Taken as a whole, Coinbase’s focus on compliance offers safety and assurance for consumers and regulators alike.
Relationship with law enforcement
Similarly, Coinbase has cooperated heavily with law enforcement. Coinbase follows strict identity verification procedures to comply with regulations like KYC (Know Your Customer) and AML (anti-money laundering), and to track and monitor cryptoassets sent to and from its site.
As touched upon earlier, the company complies with the Bank Secrecy Act, which the company says “requires Coinbase to verify customer identities, maintain records of currency transactions for up to 5 years, and report certain transactions,” and the Patriot Act, which has famously been criticized for making it easier for the US government to intercept people’s phone conversations.
Coinbase is therefore a boon for regulators and law enforcement in deciphering decentralized black market activity. Blockchain tracking companies, like Chainalysis, work with Coinbase (and other exchanges) to assist in AML enforcement. As US Treasury Secretary Steve Mnuchin put it in a recent interview: “If you have a wallet to own bitcoins, that company has the same obligation as a bank to know [you as a customer, and] we can track those activities.”
At the same time, Coinbase has pushed back against what it sees as government overreach. In one public instance, the IRS requested customers’ records for the period between 2013-2015. November 2017 court documents from the case nicely summarize the dispute: “That only 800 to 900 taxpayers reported gains related to bitcoin in each of the relevant years and that more than 14,000 Coinbase users have either bought, sold, sent, or received at least $20,000 worth of bitcoin in a given year suggests that many Coinbase users may not be reporting their bitcoin gains.”
Coinbase refused to hand over records, and ultimately won a partial victory in court by reducing the number of customers and scope of data provided. The company has since agreed to give the IRS records on 14,000 users, a somewhat unsatisfactory outcome for Coinbase users with strong privacy concerns.
More recently, Coinbase CEO Brian Armstrong took to Twitter to detail how the Biden administration’s proposed infrastructure bill, which aims to introduce a tax on crypto transactions, could hurt innovation in the nascent industry.
While cryptocurrencies have remained a largely unregulated sphere so far, the bill aims to enforce stricter taxes on cryptocurrency transactions by making them taxable as capital gains and losses, similar to stock trading. The provision is expected to bring in $28B in revenue for the government over the next decade.

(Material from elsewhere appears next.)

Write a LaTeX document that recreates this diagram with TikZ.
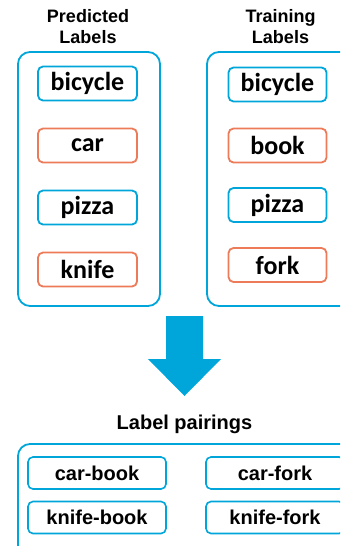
\documentclass[tikz,border=0pt]{standalone}
\usepackage{fontspec}
\setmainfont{Liberation Sans}
\newfontfamily\itemfont{Carlito}
\usetikzlibrary{calc}
\definecolor{boxBlue}{RGB}{0, 166, 218}
\definecolor{boxOrange}{RGB}{237, 122, 88}

\begin{document}
\begin{tikzpicture}[x=1pt, y=-1pt,
    group/.style={draw=boxBlue, line width=1.8pt, rounded corners=12pt},
    item/.style={draw=#1, line width=1.8pt, rounded corners=5pt, minimum width=98pt, minimum height=34pt,
        inner sep=0pt, font=\itemfont\bfseries\fontsize{26}{30}\selectfont},
    pair/.style={draw=boxBlue, line width=1.6pt, rounded corners=5pt, minimum width=138pt, minimum height=32pt,
        inner sep=0pt, font=\bfseries\fontsize{20}{22}\selectfont},
    heading/.style={align=center, font=\bfseries\fontsize{18}{21}\selectfont}]
    \useasboundingbox (0,0) rectangle (340,546);
    \clip (0,0) rectangle (340,546);
    % headings
    \node[heading] (predT) at (88,26.5) {Predicted\\Labels};
    \node[heading] (trainT) at (280.5,26.5) {Training\\Labels};
    \node[heading, font=\bfseries\fontsize{20}{22}\selectfont] (pairT) at (184.5,424) {Label pairings};
    % outer groups
    \draw[group] (18,52) rectangle (160,306);
    \draw[group] (207,52) rectangle (352,306);
    \draw[group] (18,444) rectangle (356,560);
    % predicted labels
    \node[item=boxBlue, minimum width=99pt] (pBicycle) at (87.5,83.5) {bicycle};
    \node[item=boxOrange, minimum width=99pt] (pCar) at (87.5,145.5) {car};
    \node[item=boxBlue, minimum width=99pt] (pPizza) at (87.5,207.5) {pizza};
    \node[item=boxOrange, minimum width=99pt] (pKnife) at (87.5,269.5) {knife};
    % training labels
    \node[item=boxBlue] (tBicycle) at (277.5,84.5) {bicycle};
    \node[item=boxOrange] (tBook) at (277.5,145.5) {book};
    \node[item=boxBlue] (tPizza) at (277.5,205) {pizza};
    \node[item=boxOrange] (tFork) at (277.5,265) {fork};
    % down arrow
    \fill[boxBlue] (166,316) -- (203,316) -- (203,359) -- (221,359) -- (184.5,396)
        -- (148,359) -- (166,359) -- cycle;
    % pairings
    \node[pair] (carBook) at (97,473) {car-book};
    \node[pair] (knifeBook) at (97,517.5) {knife-book};
    \node[pair] (carFork) at (275,473) {car-fork};
    \node[pair] (knifeFork) at (275,517.5) {knife-fork};
\end{tikzpicture}
\end{document}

Many crypto industry insiders, including Fred Wilson, had concerns about the broad definitions of a crypto trader that the bill was based on. They feared that in its current state, the bill would also encompass Bitcoin miners and could “push innovation offshore.”

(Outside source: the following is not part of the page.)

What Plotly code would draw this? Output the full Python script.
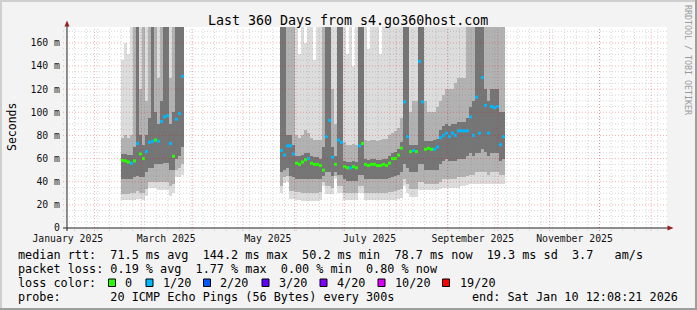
import pandas as pd
import plotly.graph_objects as go

# ---------------- data ----------------
TITLE = "Last 360 Days from s4.go360host.com"
END_TIME = "2026-01-10 12:08:21"
SPAN_DAYS = 360
STEP_MIN = 2592  # width of one smoke column (minutes)

month_label_dates = ["2025-01-16", "2025-03-16", "2025-05-16",
                     "2025-07-16", "2025-09-16", "2025-11-16"]
month_labels = ["January 2025", "March 2025", "May 2025",
                "July 2025", "September 2025", "November 2025"]
y_tick_values = [0, 20, 40, 60, 80, 100, 120, 140, 160]
y_tick_labels = ["0", "20 m", "40 m", "60 m", "80 m", "100 m", "120 m", "140 m", "160 m"]

loss_levels = [0, 1, 2, 3, 4, 10, 19]
loss_colors = ["#26ff00", "#00b8ff", "#0059ff", "#5e00ff", "#7e00ff", "#dd00ff", "#ff0000"]
loss_labels = ["0", "1/20", "2/20", "3/20", "4/20", "10/20", "19/20"]

stat_line_rtt = "median rtt:  71.5 ms avg  144.2 ms max  50.2 ms min  78.7 ms now  19.3 ms sd  3.7   am/s"
stat_line_loss = "packet loss: 0.19 % avg  1.77 % max  0.00 % min  0.80 % now"
stat_line_color = "loss color:"
stat_line_probe = "probe:       20 ICMP Echo Pings (56 Bytes) every 300s"
stat_line_end = "end: Sat Jan 10 12:08:21 2026"
y_title = "Seconds"
side_text = "RRDTOOL / TOBI OETIKER"

# segment 1 (ms values)
seg1_start = "2025-02-16 21:44"
seg1_median = [58.5, 58, 57, 56, 58, 73, 64, 60, 66, 74, 75, 76, 75, 92, 96, 97, 73, 62, 94, 99, 131]
seg1_loss = [0, 0, 0, 1, 0, 1, 0, 0, 1, 1, 1, 0, 1, 1, 1, 1, 1, 0, 1, 1, 1]
seg1_lo = [24, 24, 24, 24, 24, 25, 25, 24, 28, 35, 35, 35, 33, 33, 33, 33, 28, 30, 44, 44, 46]
seg1_mlo = [29, 29, 29, 30, 30, 32, 30, 30, 34, 40, 40, 40, 40, 40, 40, 40, 36, 38, 50, 52, 55]
seg1_ilo = [42, 42, 42, 42, 44, 45, 44, 44, 48, 52, 52, 55, 55, 55, 56, 56, 50, 50, 60, 62, 70]
seg1_ihi = [64, 64, 63, 63, 70, 175, 80, 72, 80, 95, 175, 100, 90, 110, 175, 175, 90, 100, 175, 175, 175]
seg1_mhi = [78, 80, 78, 80, 175, 175, 120, 175, 110, 175, 175, 175, 130, 175, 175, 175, 130, 175, 175, 175, 175]
seg1_hi = [145, 160, 150, 175, 175, 175, 175, 175, 175, 175, 175, 175, 175, 175, 175, 175, 175, 175, 175, 175, 175]

# segment 2 (ms values)
seg2_start = "2025-05-23 07:20"
seg2_median = [67, 63, 71, 71, 64, 56, 55, 57, 59, 60,
               56, 55, 55, 54, 50, 79, 93, 61, 55, 76,
               74, 53, 52, 52, 53, 52, 71, 73, 55, 54,
               55, 55, 54, 54, 55, 54, 56, 60, 60, 63,
               69, 109, 79, 66, 67, 66, 144, 109, 68, 69,
               68, 68, 70, 78, 80, 82, 79, 82, 80, 84,
               84, 84, 84, 96, 80, 113, 82, 130, 106, 82,
               105, 104, 105, 72, 79]
seg2_loss = [1, 1, 1, 1, 1, 0, 0, 0, 0, 1,
             0, 0, 0, 0, 0, 1, 1, 1, 0, 1,
             1, 0, 0, 1, 0, 0, 1, 0, 0, 0,
             0, 0, 0, 0, 0, 0, 0, 0, 0, 0,
             0, 1, 1, 0, 1, 0, 1, 1, 0, 0,
             0, 1, 1, 1, 1, 1, 1, 1, 1, 1,
             1, 1, 1, 1, 1, 1, 1, 1, 1, 1,
             1, 1, 1, 1, 1]
seg2_lo = [30, 39, 40, 25, 25, 24, 24, 23, 23, 23,
           23, 23, 23, 24, 36, 29, 29, 29, 42, 30,
           30, 24, 24, 24, 24, 24, 30, 30, 24, 24,
           24, 24, 24, 24, 24, 24, 24, 24, 24, 25,
           26, 36, 30, 27, 27, 27, 33, 33, 33, 33,
           33, 33, 33, 34, 35, 35, 35, 35, 35, 35,
           36, 36, 37, 38, 38, 38, 38, 38, 38, 38,
           38, 38, 38, 38, 38]
seg2_mlo = [36, 44, 45, 32, 32, 31, 31, 30, 30, 30,
            30, 30, 30, 31, 40, 36, 36, 35, 45, 36,
            36, 30, 30, 30, 30, 30, 36, 36, 30, 30,
            30, 30, 30, 30, 30, 30, 31, 31, 32, 33,
            34, 42, 38, 34, 34, 34, 40, 40, 38, 38,
            38, 38, 38, 40, 42, 42, 42, 42, 42, 44,
            44, 44, 45, 46, 46, 48, 48, 48, 48, 46,
            48, 48, 48, 46, 46]
seg2_ilo = [48, 50, 52, 45, 44, 42, 42, 42, 42, 42,
            42, 42, 42, 42, 45, 48, 48, 45, 48, 46,
            46, 42, 41, 41, 41, 41, 46, 46, 42, 42,
            42, 42, 42, 42, 42, 42, 43, 44, 45, 46,
            48, 55, 52, 48, 48, 48, 55, 55, 50, 50,
            50, 50, 50, 55, 58, 60, 58, 58, 58, 60,
            60, 60, 62, 65, 62, 65, 65, 68, 66, 62,
            65, 65, 65, 58, 60]
seg2_ihi = [175, 175, 80, 80, 72, 62, 62, 63, 65, 65,
            62, 61, 61, 60, 70, 175, 175, 70, 62, 175,
            175, 58, 57, 57, 58, 57, 175, 175, 60, 59,
            60, 60, 59, 59, 60, 60, 62, 65, 66, 68,
            74, 175, 175, 72, 72, 72, 175, 175, 75, 75,
            75, 76, 77, 85, 88, 90, 88, 90, 90, 92,
            92, 92, 95, 105, 110, 175, 175, 175, 120, 110,
            120, 120, 120, 100, 100]
seg2_mhi = [175, 175, 175, 175, 175, 80, 78, 80, 85, 82,
            78, 76, 76, 76, 175, 175, 175, 120, 90, 175,
            175, 74, 72, 72, 73, 72, 175, 175, 76, 75,
            76, 76, 75, 76, 77, 77, 80, 82, 84, 86,
            95, 175, 175, 100, 110, 110, 175, 175, 110, 100,
            100, 100, 105, 110, 115, 120, 120, 120, 125, 130,
            130, 130, 175, 175, 175, 175, 175, 175, 175, 175,
            175, 175, 175, 175, 175]
seg2_hi = [175, 175, 175, 175, 175, 175, 150, 175, 160, 175,
           175, 145, 175, 175, 175, 175, 175, 175, 175, 175,
           175, 175, 150, 175, 140, 175, 175, 175, 175, 155,
           175, 175, 175, 150, 175, 175, 175, 175, 175, 175,
           175, 175, 175, 175, 175, 175, 175, 175, 175, 175,
           175, 175, 175, 175, 175, 175, 175, 175, 175, 175,
           175, 175, 175, 175, 175, 175, 175, 175, 175, 175,
           175, 175, 175, 175, 175]

# ---------------- styling ----------------
FONT = "DejaVu Sans Mono"
W, H = 697, 310
ML, MR, MT, MB = 67, 30, 27, 82
PW, PH = W - ML - MR, H - MT - MB
Y_MAX = 173.7
SMOKE = ["#DCDCDC", "#B2B2B2", "#757575"]
MINOR_GRID = "rgba(130,130,130,0.32)"
MAJOR_GRID = "rgba(235,0,0,0.30)"
ARROW = "#9a1f1f"


def px(x):
    return (x - ML) / PW


def py(y):
    return (MT + PH - y) / PH


end = pd.Timestamp(END_TIME)
start = end - pd.Timedelta(days=SPAN_DAYS)
step = pd.Timedelta(minutes=STEP_MIN)
step_ms = STEP_MIN * 60000

x1 = list(pd.date_range(seg1_start, periods=len(seg1_median), freq=step))
x2 = list(pd.date_range(seg2_start, periods=len(seg2_median), freq=step))
xs = x1 + x2
layers = [
    (seg1_lo + seg2_lo, seg1_hi + seg2_hi, SMOKE[0]),
    (seg1_mlo + seg2_mlo, seg1_mhi + seg2_mhi, SMOKE[1]),
    (seg1_ilo + seg2_ilo, seg1_ihi + seg2_ihi, SMOKE[2]),
]

fig = go.Figure()
for lower, upper, col in layers:
    fig.add_trace(go.Bar(
        x=xs, base=lower, y=[u - l for l, u in zip(lower, upper)],
        width=step_ms, offset=0, marker=dict(color=col, line=dict(width=0)),
        hoverinfo="skip", showlegend=False))


def loss_color(v):
    c = loss_colors[0]
    for lvl, colr in zip(loss_levels, loss_colors):
        if v >= lvl:
            c = colr
    return c


med = seg1_median + seg2_median
loss = seg1_loss + seg2_loss
fig.add_trace(go.Scatter(
    x=[x + step / 2 for x in xs], y=med, mode="markers",
    marker=dict(symbol="square", size=3, color=[loss_color(v) for v in loss], line=dict(width=0)),
    hoverinfo="skip", showlegend=False))

shapes = []
# grid
for d in pd.date_range("2025-01-20", end, freq="7D"):
    shapes.append(dict(type="line", xref="x", yref="paper", x0=d, x1=d, y0=-3 / PH, y1=1,
                       line=dict(color=MINOR_GRID, width=1, dash="1px,2px"), layer="above"))
for v in range(5, 175, 5):
    if v % 20:
        shapes.append(dict(type="line", xref="paper", yref="y", x0=-4 / PW, x1=1, y0=v, y1=v,
                           line=dict(color=MINOR_GRID, width=1, dash="1px,2px"), layer="above"))
for d in pd.date_range("2025-02-01", end, freq="MS"):
    shapes.append(dict(type="line", xref="x", yref="paper", x0=d, x1=d, y0=-3 / PH, y1=1,
                       line=dict(color=MAJOR_GRID, width=1, dash="1px,2px"), layer="above"))
for v in y_tick_values[1:]:
    shapes.append(dict(type="line", xref="paper", yref="y", x0=-4 / PW, x1=1, y0=v, y1=v,
                       line=dict(color=MAJOR_GRID, width=1, dash="1px,2px"), layer="above"))
# axes
shapes.append(dict(type="line", xref="paper", yref="paper", x0=px(63), x1=px(669), y0=0, y1=0,
                   line=dict(color="#222", width=1), layer="above"))
shapes.append(dict(type="line", xref="paper", yref="paper", x0=0, x1=0, y0=py(231), y1=py(25),
                   line=dict(color="#222", width=1), layer="above"))
shapes.append(dict(type="path", xref="paper", yref="paper",
                   path=f"M {px(64.5)},{py(26.5)} L {px(67)},{py(20.5)} L {px(69.5)},{py(26.5)} Z",
                   fillcolor=ARROW, line=dict(width=0), layer="above"))
shapes.append(dict(type="path", xref="paper", yref="paper",
                   path=f"M {px(667.5)},{py(225.5)} L {px(673.5)},{py(228)} L {px(667.5)},{py(230.5)} Z",
                   fillcolor=ARROW, line=dict(width=0), layer="above"))
# frame
shapes += [
    dict(type="rect", xref="paper", yref="paper", x0=px(0), x1=px(W), y0=py(0), y1=py(2),
         fillcolor="#CFCFCF", line=dict(width=0), layer="above"),
    dict(type="rect", xref="paper", yref="paper", x0=px(0), x1=px(2), y0=py(0), y1=py(H),
         fillcolor="#CFCFCF", line=dict(width=0), layer="above"),
    dict(type="rect", xref="paper", yref="paper", x0=px(W - 2), x1=px(W), y0=py(0), y1=py(H),
         fillcolor="#9E9E9E", line=dict(width=0), layer="above"),
    dict(type="rect", xref="paper", yref="paper", x0=px(0), x1=px(W), y0=py(H - 2), y1=py(H),
         fillcolor="#9E9E9E", line=dict(width=0), layer="above"),
]

annotations = []


def text(x, y, s, size, xanchor="left", color="#000", angle=0):
    annotations.append(dict(xref="paper", yref="paper", x=px(x), y=py(y), text=s, showarrow=False,
                            xanchor=xanchor, yanchor="middle", textangle=angle,
                            font=dict(family=FONT, size=size, color=color)))


text(348, 20, TITLE, 13.3, xanchor="center")
text(12, 127, y_title, 11.5, xanchor="center", angle=-90)
text(688, 60, side_text, 8.3, xanchor="center", color="#9a9a9a", angle=90)
LF = 11.8
text(16, 254.5, stat_line_rtt.replace(" ", "&nbsp;"), LF)
text(16, 268.5, stat_line_loss.replace(" ", "&nbsp;"), LF)
text(16, 282.5, stat_line_color.replace(" ", "&nbsp;"), LF)
text(16, 296.5, stat_line_probe.replace(" ", "&nbsp;"), LF)
text(680, 296.5, stat_line_end.replace(" ", "&nbsp;"), LF, xanchor="right")

box_x = [108.5, 146, 203.5, 262, 320, 378, 442.5]
label_x = [123, 160.5, 218, 276.5, 335, 393, 457.5]
for bx, lx, col, lab in zip(box_x, label_x, loss_colors, loss_labels):
    shapes.append(dict(type="rect", xref="paper", yref="paper", x0=px(bx), x1=px(bx + 7),
                       y0=py(279), y1=py(286.5), fillcolor=col,
                       line=dict(color="#000", width=1), layer="above"))
    text(lx, 282.5, lab, LF)

fig.update_layout(
    width=W, height=H, margin=dict(l=ML, r=MR, t=MT, b=MB),
    paper_bgcolor="#F3F3F3", plot_bgcolor="#FFFFFF",
    barmode="overlay", bargap=0, showlegend=False,
    shapes=shapes, annotations=annotations,
    xaxis=dict(type="date", range=[start, end], showgrid=False, zeroline=False, showline=False,
               tickvals=month_label_dates, ticktext=month_labels, ticks="",
               tickfont=dict(family=FONT, size=9.8, color="#111"), ticklabelstandoff=3,
               fixedrange=True),
    yaxis=dict(range=[0, Y_MAX], showgrid=False, zeroline=False, showline=False,
               tickvals=y_tick_values, ticktext=y_tick_labels, ticks="",
               tickfont=dict(family=FONT, size=9.8, color="#111"), ticklabelstandoff=6,
               fixedrange=True),
)

fig.write_html("out.html")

A major win for the crypto industry came in August 2021 when Senator Rob Portman, author of the provision in the bill, agreed to revisit the wording of the provision and exclude Bitcoin miners from having to pay taxes on their mining activities.
Accusations of insider trading
Cryptoasset trading remains largely unregulated and is something of a “wild west” for speculators. Pump-and-dump schemes and fraudulent initial coin offerings are rampant. Additionally, and as we’ve explored in prior reports, large initial coin offerings run the risk of overcapitalization; raising too much money could disincentivize founders from building the product in question, turning founders building companies into money managers.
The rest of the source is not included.